In an audit, queries in the source collection are grouped based on the tables referenced, then by dimension and metric expressions. The results of the query audit include one row per group, where every query in the group references the same common set of tables.

ColumnDescription
Group NumberINTEGER - Each row should have a unique group number, starting at 0 and increasing by 1.
Query CountINTEGER - The count of queries in the group.
SimilaritySTRING - EXACT or SIMILAR. Are expressions from commonDatasets and commonFormulaCount exactly the same, or not exactly the same but similar? EXACT means that all queries in the group join the same tables in the same way.
Common TablesARRAY OF STRINGS - For the queries in the group, what are common datasets? A dataset must appear in all queries in the group to be included in common tables.
Longest QueryINTEGER - The longest query in the group (number of lines in original, unformatted query).
Common SQLBOOLEAN - Does the group have common SQL logic or not?
CostNUMERIC - What is the total cost of running all the queries in the group? Only available when the query collection being audited is sourced from a query history table in your warehouse. If you are connected to BigQuery, then the cost is measured in billable MB. If you are connected to Snowflake, then the cost is measured in Snowflake credits.
UsersARRAY OF STRINGS - What is the unique list of users writing the queries that appear in the group?

📘

Results CSV

The results CSV is returned in pipe form. To view in an app like Google Sheets, use a custom separator on import.

Currently, Single Origin outputs groups of queries that are EXACT matches and some metadata on the groups.

Group Results

When looking into an individual group in an audit, you can see:

  • each SQL query in the group. The "Index" is the index for the query in the query collection that was audited.
  • common tables referenced by queries in the group
  • common formulas in the group & how frequently each formula appears
  • common computation (SQL) logic for the group

For more on common computation logic, see Common Computation.

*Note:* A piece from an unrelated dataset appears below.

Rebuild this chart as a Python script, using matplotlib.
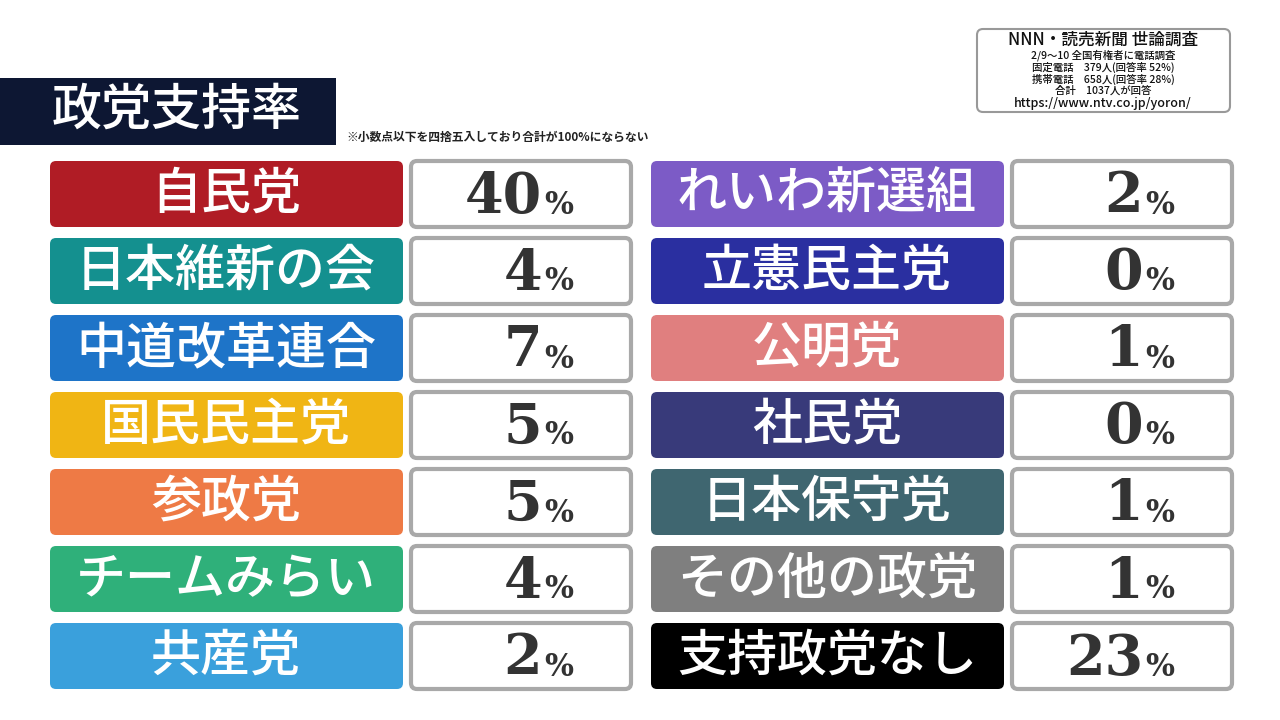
import matplotlib
matplotlib.use("Agg")
import matplotlib.pyplot as plt
from matplotlib.patches import FancyBboxPatch, Rectangle

parties_left = ["自民党", "日本維新の会", "中道改革連合", "国民民主党", "参政党", "チームみらい", "共産党"]
values_left = [40, 4, 7, 5, 5, 4, 2]
colors_left = ["#b01c25", "#14908f", "#1e74c8", "#f0b514", "#ee7a45", "#2fb07a", "#3aa0dc"]
parties_right = ["れいわ新選組", "立憲民主党", "公明党", "社民党", "日本保守党", "その他の政党", "支持政党なし"]
values_right = [2, 0, 1, 0, 1, 1, 23]
colors_right = ["#7c5bc6", "#2a2fa0", "#e07f7f", "#383a7a", "#3f6670", "#7f7f7f", "#000000"]

JP = ["Noto Sans CJK JP", "DejaVu Sans"]
fig = plt.figure(figsize=(12.8, 7.2), dpi=100)
ax = fig.add_axes([0, 0, 1, 1])
ax.set_xlim(0, 1280); ax.set_ylim(720, 0); ax.axis("off")
fig.patch.set_facecolor("white")

def rbox(x, y, w, h, fc, ec="none", lw=0):
    ax.add_patch(FancyBboxPatch((x, y), w, h, boxstyle="round,pad=0,rounding_size=6",
                                fc=fc, ec=ec, lw=lw))

# title
ax.add_patch(Rectangle((0, 78), 336, 67, fc="#0d1733"))
ax.text(52, 111, "政党支持率", family=JP, fontsize=36, fontweight="medium", color="white", va="center", ha="left")
ax.text(346, 137, "※小数点以下を四捨五入しており合計が100%にならない", family=JP, fontsize=8.5,
        fontweight="bold", va="center", color="#222")

# source box
rbox(977, 29, 253, 83, "white", "#999", 1.5)
src = [("NNN・読売新聞 世論調査", 12, 40), ("2/9～10 全国有権者に電話調査", 7.5, 55),
       ("固定電話　379人(回答率 52%)", 7.5, 67), ("携帯電話　658人(回答率 28%)", 7.5, 79),
       ("合計　1037人が回答", 7.5, 91), ("https://www.ntv.co.jp/yoron/", 9, 103)]
for t, s, y in src:
    ax.text(1103, y, t, family=JP, fontsize=s, fontweight="medium", ha="center", va="center", color="#111")

def draw_col(names, vals, cols, x0, vx0):
    for i, (n, v, c) in enumerate(zip(names, vals, cols)):
        y = 161 + i * 77
        rbox(x0, y, 353, 66, c)
        ax.text(x0 + 176, y + 34, n, family=JP, fontsize=36, fontweight="medium", color="white",
                ha="center", va="center")
        rbox(vx0, y, 220, 66, "white", "#a9a9a9", 3)
        ax.text(vx0 + 131, y + 36, str(v), family="DejaVu Serif", fontsize=40, fontweight="bold",
                color="#333", ha="right", va="center")
        ax.text(vx0 + 133, y + 44, "%", family="DejaVu Serif", fontsize=22, fontweight="bold",
                color="#333", ha="left", va="center")

draw_col(parties_left, values_left, colors_left, 50, 411)
draw_col(parties_right, values_right, colors_right, 651, 1012)
fig.savefig("out.png", dpi=100)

You can also generate a cost savings plan for groups with common computation logic. For more on cost savings plans, see Cost Savings Plans

Audit Insights

In addition to audit and group results, you can see audit insights on the "Insights" tab. Audit insights include:

  • A cost breakdown for each group of queries.
    • If you are connected to BigQuery, then the cost is measured in billable MB.
    • If you are connected to Snowflake, then the cost is measured in Snowflake credits.
  • A summary of common formulas used across the collection being audited, as well as how frequently each formula appears. This lets you know what metrics are commonly being queried.
  • A summary of common datasets queried across the collection being audited, as well as how frequently each dataset is queried and how many unique users are querying the dataset. This lets you know what datasets are most popular & if the datasets are being used by multiple users.
Audit Insights

Audit Insights

More Audit Insights

More Audit Insights

📘

Note

Note that cost statistics are only displayed when the query collection being audited is sourced from a query history table in your warehouse. Cost statistics will not be displayed when the query collection being audited is sourced from a CSV or compliant table.

Bulk Import

After running a query audit, you can directly import queries from the underlying collection into Single Origin. To start a Bulk Import from an audit's detail page, click the "Actions" button at the top right corner of the page and then select "Import Queries."

FAQ

  • Why did a query fail to process?
    • There are several potential reasons:
      1. The SQL query is invalid.
      2. The SQL query is valid, but it references a table in a different project/warehouse than your Single Origin Connector. In this case, we do not have schema metadata for the table.
      3. Your Single Origin connector has not finished syncing. If there is a sync in process, then we may only have partial schema metadata.
    • To learn more, check the "Logs" tab on an audit's details page.
  • Why does a query in my source not show up in the results?
    • In the results table, we only display queries that are similar or exact matches to other queries in the set. If a query is unique (e.g., references a table that no other queries reference), it will not appear in the results table.
  • Why do I see "No Results Found" as a result of my audit?
    • This can happen for one of two reasons:
      1. There is no duplication between queries in your set.
      2. We failed to process some (or all) queries, which led to the appearance of no duplication between queries in your set.
  • Can I combine the results of multiple query audits?
    • At this time, each audit is specific to the source queries provided for that audit. You cannot combine audits from different sets of queries - you would have to provide the entire set of queries into a single audit.